Due to current zoning laws, the Castaic community is fighting an uphill battle as they oppose the development of another gas station, according to Los Angeles County officials.
Castaic residents voiced their concerns on the proposed development at a public hearing Monday, in which the Castaic Area Town Council ultimately voted 5-0 to oppose the project.
Though the gas station, located at the corner of Lake Hughes Road and Castaic Road, would be the 10th fueling station within a half-mile in Castaic, the project is zoned for service stations by-right, according to Edel Vizcarra, planning and public works deputy for Supervisor Kathryn Barger, who represents the county’s 5th District, which includes the Santa Clarita Valley.

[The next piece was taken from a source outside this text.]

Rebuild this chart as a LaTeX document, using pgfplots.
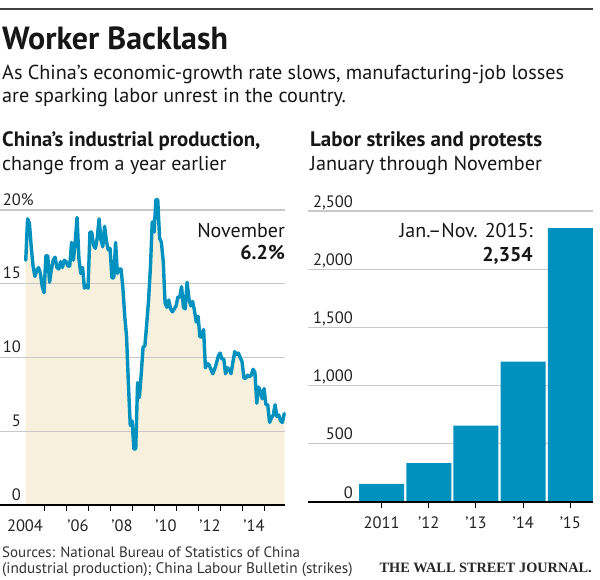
\documentclass[border=0pt]{standalone}
\usepackage{pgfplots}
\pgfplotsset{compat=1.18}
\usepackage{pgfplotstable}
\usepackage{fontspec}
\setmainfont{PT Sans}
\newfontfamily\wsjfont{Liberation Serif}
\definecolor{wsjblue}{HTML}{0091BE}
\definecolor{wsjbeige}{HTML}{F7F0DD}
\definecolor{gridgray}{HTML}{C8C8C8}
\definecolor{txt}{HTML}{161616}
\definecolor{ticktxt}{HTML}{222222}

\pgfplotstableread{
x y
2004.125 16.6
2004.2083 19.4
2004.2917 19.1
2004.375 17.5
2004.4583 16.2
2004.5417 15.5
2004.625 15.9
2004.7083 16.1
2004.7917 15.7
2004.875 14.8
2004.9583 14.4
2005.0417 16.9
2005.125 16.9
2005.2083 15.1
2005.2917 16.0
2005.375 16.6
2005.4583 16.8
2005.5417 16.1
2005.625 16.0
2005.7083 16.5
2005.7917 16.1
2005.875 16.6
2005.9583 16.5
2006.0417 16.2
2006.125 16.2
2006.2083 17.8
2006.2917 16.6
2006.375 17.9
2006.4583 19.5
2006.5417 16.7
2006.625 15.7
2006.7083 16.1
2006.7917 14.7
2006.875 14.9
2006.9583 14.7
2007.0417 18.5
2007.125 18.5
2007.2083 17.6
2007.2917 17.4
2007.375 18.1
2007.4583 19.4
2007.5417 18.0
2007.625 17.5
2007.7083 18.9
2007.7917 17.9
2007.875 17.3
2007.9583 17.4
2008.0417 15.4
2008.125 15.4
2008.2083 17.8
2008.2917 15.7
2008.375 16.0
2008.4583 16.0
2008.5417 14.7
2008.625 12.8
2008.7083 11.4
2008.7917 8.2
2008.875 5.4
2008.9583 5.7
2009.0417 3.8
2009.125 3.8
2009.2083 8.3
2009.2917 7.3
2009.375 8.9
2009.4583 10.7
2009.5417 10.8
2009.625 12.3
2009.7083 13.9
2009.7917 16.1
2009.875 19.2
2009.9583 18.5
2010.0417 20.7
2010.125 20.7
2010.2083 18.1
2010.2917 17.8
2010.375 16.5
2010.4583 13.7
2010.5417 13.4
2010.625 13.9
2010.7083 13.3
2010.7917 13.1
2010.875 13.3
2010.9583 13.5
2011.0417 14.1
2011.125 14.1
2011.2083 14.8
2011.2917 13.4
2011.375 13.3
2011.4583 15.1
2011.5417 14.0
2011.625 13.5
2011.7083 13.8
2011.7917 13.2
2011.875 12.4
2011.9583 12.8
2012.0417 11.4
2012.125 11.4
2012.2083 11.9
2012.2917 9.3
2012.375 9.6
2012.4583 9.5
2012.5417 9.2
2012.625 8.9
2012.7083 9.2
2012.7917 9.6
2012.875 10.1
2012.9583 10.3
2013.0417 9.9
2013.125 9.9
2013.2083 8.9
2013.2917 9.3
2013.375 9.2
2013.4583 8.9
2013.5417 9.7
2013.625 10.4
2013.7083 10.2
2013.7917 10.3
2013.875 10.0
2013.9583 9.7
2014.0417 8.6
2014.125 8.6
2014.2083 8.8
2014.2917 8.7
2014.375 8.8
2014.4583 9.2
2014.5417 9.0
2014.625 6.9
2014.7083 8.0
2014.7917 7.7
2014.875 7.2
2014.9583 7.9
2015.0417 6.8
2015.125 6.8
2015.2083 5.6
2015.2917 5.9
2015.375 6.1
2015.4583 6.8
2015.5417 6.0
2015.625 6.1
2015.7083 5.7
2015.7917 5.6
2015.875 6.2
}\ipdata

\pgfplotstableread{
x y
0 155
1 334
2 656
3 1206
4 2354
}\strikes

\pgfplotsset{
  wsj/.style={
    scale only axis,
    set layers,
    clip=false,
    axis line style={draw=none},
    tick align=outside,
    tick pos=left,
    major tick length=6pt,
    tick style={black, line width=1pt},
    ytick style={draw=none},
    ymajorgrids,
    major grid style={gridgray, line width=1.2pt},
    tick label style={font=\fontsize{16.5}{16.5}\selectfont, text=ticktxt},
    xticklabel style={anchor=base, inner sep=0pt, yshift=-20pt},
  }
}

\begin{document}
\begin{tikzpicture}

% header
\draw[line width=1.5pt, color=black!75] (0,-9pt) -- (593pt,-9pt);
\node[anchor=base west, inner sep=0pt, text=txt, font=\fontsize{32}{32}\selectfont\bfseries] at (2pt,-49pt) {Worker Backlash};
\node[anchor=base west, inner sep=0pt, text=txt, font=\fontsize{20.2}{20}\selectfont] at (2pt,-79pt) {As China’s economic-growth rate slows, manufacturing-job losses};
\node[anchor=base west, inner sep=0pt, text=txt, font=\fontsize{20.2}{20}\selectfont] at (2pt,-102pt) {are sparking labor unrest in the country.};
\node[anchor=base west, inner sep=0pt, text=txt, font=\fontsize{20.8}{20}\selectfont\bfseries] at (2pt,-146pt) {China’s industrial production,};
\node[anchor=base west, inner sep=0pt, text=txt, font=\fontsize{20}{20}\selectfont] at (2pt,-170pt) {change from a year earlier};
\node[anchor=base west, inner sep=0pt, text=txt, font=\fontsize{21}{20}\selectfont\bfseries] at (310pt,-146pt) {Labor strikes and protests};
\node[anchor=base west, inner sep=0pt, text=txt, font=\fontsize{20.2}{20}\selectfont] at (310pt,-170pt) {January through November};

% left chart
\begin{axis}[wsj,
  at={(0pt,-505pt)}, anchor=south west,
  width=285pt, height=309.75pt,
  xmin=2002.955, xmax=2015.909, ymin=0, ymax=21,
  ytick={0,5,10,15,20}, yticklabels={0,5,10,15,20\rlap{\%}},
  yticklabel style={anchor=base east, inner sep=0pt, xshift=27pt, yshift=5pt},
  xtick={2005,...,2015}, xticklabels={},
  extra x ticks={2004.5,2006.5,2008.5,2010.5,2012.5,2014.5},
  extra x tick labels={\llap{20}04,’06,’08,’10,’12,’14},
  extra x tick style={tick style={draw=none}},
]
\addplot[fill=wsjbeige, draw=none, on layer=axis background] table[x=x,y=y]{\ipdata} \closedcycle;
\addplot[wsjblue, line width=3.4pt, line join=round, line cap=round] table[x=x,y=y]{\ipdata};
\draw[black, line width=1.5pt] (axis cs:2002.955,0) -- (axis cs:2015.909,0);
\end{axis}
\node[anchor=base east, inner sep=0pt, text=txt, font=\fontsize{20}{20}\selectfont] at (285pt,-237pt) {November};
\node[anchor=base east, inner sep=0pt, text=txt, font=\fontsize{20}{20}\selectfont\bfseries] at (285pt,-259pt) {6.2\%};

% right chart
\begin{axis}[wsj,
  at={(308pt,-502pt)}, anchor=south west,
  width=285pt, height=302.6pt,
  xmin=-1.56, xmax=4.48, ymin=0, ymax=2600,
  ytick={0,500,1000,1500,2000,2500},
  yticklabels={0,500,{1,000},{1,500},{2,000},{2,500}},
  yticklabel style={anchor=base east, inner sep=0pt, xshift=51pt, yshift=4pt},
  xtick={0,1,2,3,4}, xticklabels={2011,’12,’13,’14,’15},
]
\addplot[ybar, bar width=45pt, fill=wsjblue, draw=none] table[x=x,y=y]{\strikes};
\draw[black, line width=1.5pt] (axis cs:-1.56,0) -- (axis cs:4.48,0);
\end{axis}
\node[anchor=base east, inner sep=0pt, text=txt, font=\fontsize{20}{20}\selectfont] at (533pt,-237pt) {Jan.–Nov. 2015:};
\node[anchor=base east, inner sep=0pt, text=txt, font=\fontsize{20}{20}\selectfont\bfseries] at (533pt,-261pt) {2,354};

% footer
\node[anchor=base west, inner sep=0pt, text=black!80, font=\fontsize{15}{15}\selectfont] at (2pt,-557pt) {Sources: National Bureau of Statistics of China};
\node[anchor=base west, inner sep=0pt, text=black!80, font=\fontsize{15.3}{15}\selectfont] at (2pt,-573pt) {(industrial production); China Labour Bulletin (strikes)};
\node[anchor=base east, inner sep=0pt, text=black!85, font=\wsjfont\bfseries\fontsize{14.3}{14.3}\selectfont] at (592pt,-572pt) {THE WALL STREET JOURNAL.};

\pgfresetboundingbox
\useasboundingbox (0,0) rectangle (600pt,-579pt);
\end{tikzpicture}
\end{document}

The proposal, which has been submitted to the L.A. County Department of Regional Planning for review and approval, includes a nearly 1-acre station with six dispensers, a 960-square-foot snack shop, a bio-filtration pond and a 50-foot pylon sign, according to Ben Steckler, entitlement manager with Fiedler Group.
The development proposal has highlighted the specifications set out in the current community standards district, which implements special development standards for area usage, and in this case, designates the project site as part of a trucking-focused area.

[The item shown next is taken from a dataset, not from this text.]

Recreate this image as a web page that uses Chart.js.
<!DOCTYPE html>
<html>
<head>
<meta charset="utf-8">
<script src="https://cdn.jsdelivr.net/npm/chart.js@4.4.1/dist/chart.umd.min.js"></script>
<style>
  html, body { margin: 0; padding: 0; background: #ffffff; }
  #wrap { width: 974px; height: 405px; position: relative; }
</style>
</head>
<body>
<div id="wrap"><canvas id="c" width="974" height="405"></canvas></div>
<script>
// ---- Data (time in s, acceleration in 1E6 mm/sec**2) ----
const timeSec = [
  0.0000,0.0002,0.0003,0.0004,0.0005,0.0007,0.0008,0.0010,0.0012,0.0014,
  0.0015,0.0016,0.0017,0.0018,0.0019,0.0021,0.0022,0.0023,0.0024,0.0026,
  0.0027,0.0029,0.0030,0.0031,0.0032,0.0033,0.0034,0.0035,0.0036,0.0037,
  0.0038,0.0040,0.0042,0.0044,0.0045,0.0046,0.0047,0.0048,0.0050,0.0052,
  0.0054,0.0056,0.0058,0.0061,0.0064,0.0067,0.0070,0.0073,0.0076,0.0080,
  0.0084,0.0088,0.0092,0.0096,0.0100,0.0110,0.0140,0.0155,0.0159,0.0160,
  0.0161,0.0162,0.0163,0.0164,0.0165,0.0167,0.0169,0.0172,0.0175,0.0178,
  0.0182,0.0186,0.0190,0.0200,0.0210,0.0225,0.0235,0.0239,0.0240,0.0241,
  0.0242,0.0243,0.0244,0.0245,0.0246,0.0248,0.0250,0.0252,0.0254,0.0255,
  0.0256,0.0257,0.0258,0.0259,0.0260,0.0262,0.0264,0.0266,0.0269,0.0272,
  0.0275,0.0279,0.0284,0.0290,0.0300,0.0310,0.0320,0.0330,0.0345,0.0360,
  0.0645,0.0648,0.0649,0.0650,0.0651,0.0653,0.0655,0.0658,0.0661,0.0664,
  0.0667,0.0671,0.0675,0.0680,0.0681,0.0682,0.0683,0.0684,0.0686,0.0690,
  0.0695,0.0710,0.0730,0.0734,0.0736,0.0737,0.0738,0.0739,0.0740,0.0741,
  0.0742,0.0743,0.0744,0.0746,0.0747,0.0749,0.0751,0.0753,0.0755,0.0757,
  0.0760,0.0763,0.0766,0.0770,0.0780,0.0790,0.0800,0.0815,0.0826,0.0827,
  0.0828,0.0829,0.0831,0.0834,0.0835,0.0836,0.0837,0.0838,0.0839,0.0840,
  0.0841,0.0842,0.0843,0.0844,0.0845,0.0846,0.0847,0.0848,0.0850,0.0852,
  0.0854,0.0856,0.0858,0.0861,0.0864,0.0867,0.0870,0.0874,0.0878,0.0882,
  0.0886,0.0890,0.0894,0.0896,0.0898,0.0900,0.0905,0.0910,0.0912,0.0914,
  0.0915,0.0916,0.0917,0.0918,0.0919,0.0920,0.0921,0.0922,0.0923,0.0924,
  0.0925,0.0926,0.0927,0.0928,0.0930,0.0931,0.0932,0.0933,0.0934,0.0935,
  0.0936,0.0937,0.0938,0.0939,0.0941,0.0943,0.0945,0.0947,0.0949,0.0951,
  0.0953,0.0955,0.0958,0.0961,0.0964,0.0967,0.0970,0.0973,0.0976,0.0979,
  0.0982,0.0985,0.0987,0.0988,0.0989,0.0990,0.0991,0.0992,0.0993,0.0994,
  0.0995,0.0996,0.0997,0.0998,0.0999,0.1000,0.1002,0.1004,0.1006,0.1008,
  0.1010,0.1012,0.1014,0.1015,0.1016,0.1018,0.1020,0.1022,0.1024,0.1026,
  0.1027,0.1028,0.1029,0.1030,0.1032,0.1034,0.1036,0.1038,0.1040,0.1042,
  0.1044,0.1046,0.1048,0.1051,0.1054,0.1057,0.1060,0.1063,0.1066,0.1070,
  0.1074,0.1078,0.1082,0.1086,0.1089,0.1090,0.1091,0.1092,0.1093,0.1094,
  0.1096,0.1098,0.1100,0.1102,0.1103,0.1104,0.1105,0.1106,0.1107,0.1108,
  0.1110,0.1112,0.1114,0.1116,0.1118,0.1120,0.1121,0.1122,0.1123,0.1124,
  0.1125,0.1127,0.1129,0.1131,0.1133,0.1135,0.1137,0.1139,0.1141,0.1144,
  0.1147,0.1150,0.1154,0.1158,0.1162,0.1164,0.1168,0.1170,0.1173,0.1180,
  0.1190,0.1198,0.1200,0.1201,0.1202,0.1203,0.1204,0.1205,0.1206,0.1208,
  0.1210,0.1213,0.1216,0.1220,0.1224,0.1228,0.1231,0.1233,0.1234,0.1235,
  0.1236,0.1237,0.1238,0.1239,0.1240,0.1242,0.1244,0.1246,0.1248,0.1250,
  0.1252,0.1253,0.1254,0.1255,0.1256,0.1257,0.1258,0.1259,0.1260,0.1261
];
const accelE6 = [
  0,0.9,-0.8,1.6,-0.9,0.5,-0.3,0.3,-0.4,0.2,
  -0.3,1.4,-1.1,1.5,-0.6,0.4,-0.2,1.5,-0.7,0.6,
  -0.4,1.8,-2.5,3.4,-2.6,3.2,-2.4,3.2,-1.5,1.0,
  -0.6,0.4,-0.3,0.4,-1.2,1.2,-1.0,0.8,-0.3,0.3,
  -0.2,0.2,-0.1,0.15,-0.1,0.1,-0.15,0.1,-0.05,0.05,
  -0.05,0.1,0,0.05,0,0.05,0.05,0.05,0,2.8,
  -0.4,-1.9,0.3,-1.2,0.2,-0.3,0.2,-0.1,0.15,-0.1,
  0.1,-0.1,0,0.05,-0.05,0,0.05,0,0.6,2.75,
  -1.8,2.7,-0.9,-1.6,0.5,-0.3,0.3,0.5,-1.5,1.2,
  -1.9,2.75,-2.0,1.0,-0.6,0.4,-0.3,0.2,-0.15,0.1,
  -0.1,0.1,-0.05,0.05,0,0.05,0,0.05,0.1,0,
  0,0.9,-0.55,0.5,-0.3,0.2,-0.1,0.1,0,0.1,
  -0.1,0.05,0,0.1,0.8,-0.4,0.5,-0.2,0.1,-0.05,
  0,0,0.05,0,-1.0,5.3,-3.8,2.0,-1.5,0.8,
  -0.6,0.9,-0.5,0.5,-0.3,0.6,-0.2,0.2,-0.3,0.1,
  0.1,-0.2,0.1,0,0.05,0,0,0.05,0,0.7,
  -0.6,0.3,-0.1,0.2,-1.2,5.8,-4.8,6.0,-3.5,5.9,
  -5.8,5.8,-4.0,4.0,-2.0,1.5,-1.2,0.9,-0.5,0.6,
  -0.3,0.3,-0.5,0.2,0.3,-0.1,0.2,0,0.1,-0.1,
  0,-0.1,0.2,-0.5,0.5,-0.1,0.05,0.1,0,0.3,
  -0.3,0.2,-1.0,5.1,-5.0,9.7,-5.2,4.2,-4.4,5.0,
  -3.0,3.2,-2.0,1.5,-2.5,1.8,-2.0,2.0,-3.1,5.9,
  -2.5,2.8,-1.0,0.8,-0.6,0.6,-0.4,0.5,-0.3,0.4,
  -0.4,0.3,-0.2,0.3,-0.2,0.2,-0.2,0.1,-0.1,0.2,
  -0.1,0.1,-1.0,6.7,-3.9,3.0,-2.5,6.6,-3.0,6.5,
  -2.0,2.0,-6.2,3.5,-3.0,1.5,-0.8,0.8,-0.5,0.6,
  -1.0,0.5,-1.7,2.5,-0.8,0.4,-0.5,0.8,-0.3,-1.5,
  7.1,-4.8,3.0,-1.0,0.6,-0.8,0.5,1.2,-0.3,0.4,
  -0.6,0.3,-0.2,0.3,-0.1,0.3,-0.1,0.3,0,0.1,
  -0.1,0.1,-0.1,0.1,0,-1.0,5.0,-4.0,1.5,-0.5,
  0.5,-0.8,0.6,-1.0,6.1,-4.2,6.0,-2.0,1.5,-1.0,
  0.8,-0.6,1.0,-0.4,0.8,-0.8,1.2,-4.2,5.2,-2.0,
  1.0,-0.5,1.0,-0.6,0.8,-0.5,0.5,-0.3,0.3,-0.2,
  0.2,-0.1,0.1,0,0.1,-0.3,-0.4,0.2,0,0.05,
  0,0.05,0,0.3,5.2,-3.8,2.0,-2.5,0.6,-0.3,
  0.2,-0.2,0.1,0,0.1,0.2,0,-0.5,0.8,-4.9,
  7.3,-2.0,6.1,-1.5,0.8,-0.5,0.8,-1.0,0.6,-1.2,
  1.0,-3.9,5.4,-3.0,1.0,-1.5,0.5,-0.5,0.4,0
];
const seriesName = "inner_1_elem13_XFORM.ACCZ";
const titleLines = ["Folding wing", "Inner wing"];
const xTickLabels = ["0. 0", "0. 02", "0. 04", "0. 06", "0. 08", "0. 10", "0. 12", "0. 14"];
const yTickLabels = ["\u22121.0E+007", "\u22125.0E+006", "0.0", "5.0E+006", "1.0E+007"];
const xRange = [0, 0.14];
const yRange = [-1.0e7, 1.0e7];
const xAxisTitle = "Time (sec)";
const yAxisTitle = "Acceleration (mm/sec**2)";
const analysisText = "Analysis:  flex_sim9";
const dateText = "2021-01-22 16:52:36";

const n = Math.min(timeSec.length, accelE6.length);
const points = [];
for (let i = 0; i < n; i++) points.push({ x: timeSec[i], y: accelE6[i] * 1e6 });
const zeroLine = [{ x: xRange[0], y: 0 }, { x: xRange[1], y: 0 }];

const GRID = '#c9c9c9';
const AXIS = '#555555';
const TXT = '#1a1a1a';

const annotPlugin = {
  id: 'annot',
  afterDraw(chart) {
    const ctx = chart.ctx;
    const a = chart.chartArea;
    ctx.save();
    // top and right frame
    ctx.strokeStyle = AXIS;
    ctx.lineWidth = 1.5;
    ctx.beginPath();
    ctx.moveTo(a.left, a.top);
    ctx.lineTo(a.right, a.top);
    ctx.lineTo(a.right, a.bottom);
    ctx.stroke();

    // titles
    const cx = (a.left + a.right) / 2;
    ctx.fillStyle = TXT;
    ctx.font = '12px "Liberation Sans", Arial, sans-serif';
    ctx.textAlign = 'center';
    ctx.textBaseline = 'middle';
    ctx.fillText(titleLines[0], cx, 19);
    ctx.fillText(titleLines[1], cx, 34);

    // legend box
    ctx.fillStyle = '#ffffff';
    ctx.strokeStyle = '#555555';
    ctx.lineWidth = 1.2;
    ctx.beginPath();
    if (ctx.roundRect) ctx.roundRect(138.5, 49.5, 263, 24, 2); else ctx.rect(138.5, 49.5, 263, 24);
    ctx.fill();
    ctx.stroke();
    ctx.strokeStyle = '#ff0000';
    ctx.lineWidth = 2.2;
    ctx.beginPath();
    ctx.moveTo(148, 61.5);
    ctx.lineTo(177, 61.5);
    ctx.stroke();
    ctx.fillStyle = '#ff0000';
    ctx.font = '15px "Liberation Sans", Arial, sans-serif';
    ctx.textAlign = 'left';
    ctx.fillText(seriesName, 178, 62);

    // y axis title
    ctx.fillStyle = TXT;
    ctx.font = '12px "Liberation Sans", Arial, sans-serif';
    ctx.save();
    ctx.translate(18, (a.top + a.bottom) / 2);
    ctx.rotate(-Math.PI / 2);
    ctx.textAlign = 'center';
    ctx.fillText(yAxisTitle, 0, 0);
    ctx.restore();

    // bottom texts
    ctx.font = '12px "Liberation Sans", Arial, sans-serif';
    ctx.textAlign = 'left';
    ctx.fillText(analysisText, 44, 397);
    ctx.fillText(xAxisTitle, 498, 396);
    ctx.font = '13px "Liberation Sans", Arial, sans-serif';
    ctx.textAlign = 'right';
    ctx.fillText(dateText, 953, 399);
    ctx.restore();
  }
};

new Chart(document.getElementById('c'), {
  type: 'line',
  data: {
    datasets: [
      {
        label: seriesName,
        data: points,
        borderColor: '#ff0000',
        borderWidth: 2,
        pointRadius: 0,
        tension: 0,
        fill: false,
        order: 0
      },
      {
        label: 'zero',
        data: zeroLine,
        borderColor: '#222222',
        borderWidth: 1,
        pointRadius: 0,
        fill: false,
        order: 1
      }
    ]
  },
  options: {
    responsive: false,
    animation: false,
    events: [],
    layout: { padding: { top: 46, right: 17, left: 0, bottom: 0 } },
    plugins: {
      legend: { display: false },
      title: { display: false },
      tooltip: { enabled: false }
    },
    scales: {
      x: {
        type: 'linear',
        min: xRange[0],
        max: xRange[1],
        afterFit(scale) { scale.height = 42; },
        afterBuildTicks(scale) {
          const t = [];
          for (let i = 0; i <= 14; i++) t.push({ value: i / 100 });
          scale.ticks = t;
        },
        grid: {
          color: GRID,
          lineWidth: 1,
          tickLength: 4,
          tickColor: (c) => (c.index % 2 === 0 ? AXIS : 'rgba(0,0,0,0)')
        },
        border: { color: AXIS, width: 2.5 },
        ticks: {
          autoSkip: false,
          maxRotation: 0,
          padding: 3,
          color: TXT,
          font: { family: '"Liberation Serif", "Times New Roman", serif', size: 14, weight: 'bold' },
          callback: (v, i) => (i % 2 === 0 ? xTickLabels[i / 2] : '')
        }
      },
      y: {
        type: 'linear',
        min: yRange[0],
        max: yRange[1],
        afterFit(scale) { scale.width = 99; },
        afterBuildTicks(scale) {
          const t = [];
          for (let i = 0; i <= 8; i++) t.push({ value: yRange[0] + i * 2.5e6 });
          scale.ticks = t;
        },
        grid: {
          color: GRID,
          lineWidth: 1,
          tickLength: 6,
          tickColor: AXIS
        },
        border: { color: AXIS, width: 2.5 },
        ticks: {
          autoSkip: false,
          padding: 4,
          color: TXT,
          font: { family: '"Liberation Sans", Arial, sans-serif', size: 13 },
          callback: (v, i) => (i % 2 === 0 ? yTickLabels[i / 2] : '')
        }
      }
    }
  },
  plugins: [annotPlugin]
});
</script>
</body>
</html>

With the current CSD, the only issue would be the 50-foot sign that is larger than what the CSD allows. If this is denied, the applicant can still open the service station, just with a smaller pole sign.
“Zones are what they are,” Vizcarra said. “By right, you can’t tell them that they can’t build there, but by working with the community, we can develop a plan to discourage these types of uses.”
“A lot of people may look at our town as just a truck stop, (but) we’re looking at the future,” council member Jim D’Addario said, adding that with the new home developments coming in the near future, Castaic will soon be more of a community. “I’ve been here for 20 years and I believe this is a community.”
This seemed to be the consensus among many in attendance, many of whom agreed that instead of another gas station, Castaic needs more family-oriented businesses.
“Honestly, in my opinion, a bank, grocery store or a fast-food restaurant would be a better option,” said longtime Castaic resident Velia Jimenez via message. “I just feel there needs to be a balance. We shouldn’t only be serving the commuters passing through, but we need to serve the residents in Castaic.”
Castaic residents meet to hear plans for a proposed gas station development in Castaic during a public hearing on Monday, Jan. 6, 2020. Emily Alvarenga/The Signal
The proposed station would be a Ralphs-branded station, which John Belanich, chief investment officer with Heslin Holdings, said would allow those with Ralphs loyalty to receive a discount on gas.
“Ralphs has a unique program … (that offers) Costco prices, without Costco lines,” he said. “A Ralphs’ gas station does three to four times that of a typical gas station, so you
will drive a lot of traffic because of the loyalty.”
These savings would be approximately 75 cents to $1 off of a gallon, according to Belanich, which many, including Castaic resident Janette Gabellieri, argue isn’t enough to warrant adding to an already busy intersection.
“I can get 40 to 80 cents (off) at Shell because I’m a Ralphs valued customer,” she said. “I won’t go anywhere near that corner (for discounts on gas) — that corner is nuts.”
Several council members also noted that Ralphs opened a grocery store in the Castaic Village near the proposed project, and it was closed more than five years ago.
“Ralphs abandoned us,” council member Lloyd Carder said. “This project would be really exciting if you guys were saying this is in conjunction with opening up the store across the street. If Ralphs was saying that, I think you’d see lots of smiling faces in this room, but right now, this is just another gas station.”
As the hearing came to a close, D’Addario asked the Castaic residents in the audience to share their opinion by a show of hands — and almost every hand in the room went up in opposition while none went up in support.
Though the council opposed the project, it seems to have opened the discussion to bigger changes that residents believe need to be made.
The Board of Supervisors recognizes the concerns that have been expressed by residents with the current CSD as the community continues to grow, and has been looking at implementing changes, according to Vizcarra.
“We do want to work with the community to create a (new) CSD and revitalize that area,” he said. “Over the years, it has turned into a big destination for trucking … but there is room for other uses that aren’t trucking-centric … and better serve the community’s needs.”